Look at the area around the A-7 swarm, the blue, yellow black triangles, and there assigned gold values. These triangles represent areas where the Diorite (host rock) was tested for gold mineralization. The importance of this, is that in that area we had one sample averaging .93 g/t over 7 m. This is telling us, that at least in that area , the diorite is mineralized enough to be economical at todays POG. The diorite IS NOT the gold bearing veins, but a disemination, like what we are looking for in some of the trenching.This important mineralization wasn,t looked at before, because it WAS not economical in 2005. IF, all the diorite/granodiorite contains mineralization averaging 0.4 g/t, and some of our trenching samples show this, this is huge in itself, IMO.
I may also go as far as saying, IF this host rock here is that heavily mineralized, the chances for the anomaly having a higher average grade than .93, is excellent, IMO.

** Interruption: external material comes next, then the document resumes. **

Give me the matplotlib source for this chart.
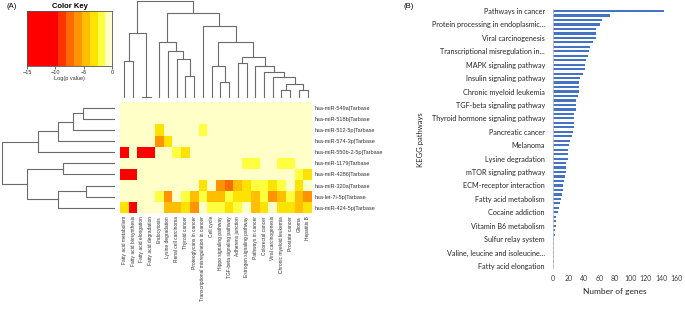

Here is an excerpt from the 2005 Tech report that deals with what I was talking about;
The northern part of the A7 swarm is within a zone of propylitic alteration in
brecciated and sheared diorite. Fourty-two trench samples of the altered diorite
with an average sample length of 3.0 meters returned an average grade of 250 ppb
gold within a north-northwesterly trending zone measuring 200 m by 50 m. The
highest-grade sample assayed 2.26 g/t gold across 3.0 m. Another chip sample
assayed 0.94 g/t gold across 7.5 m. This gold-anomalous alteration zone may be
of economic interest at a higher gold price.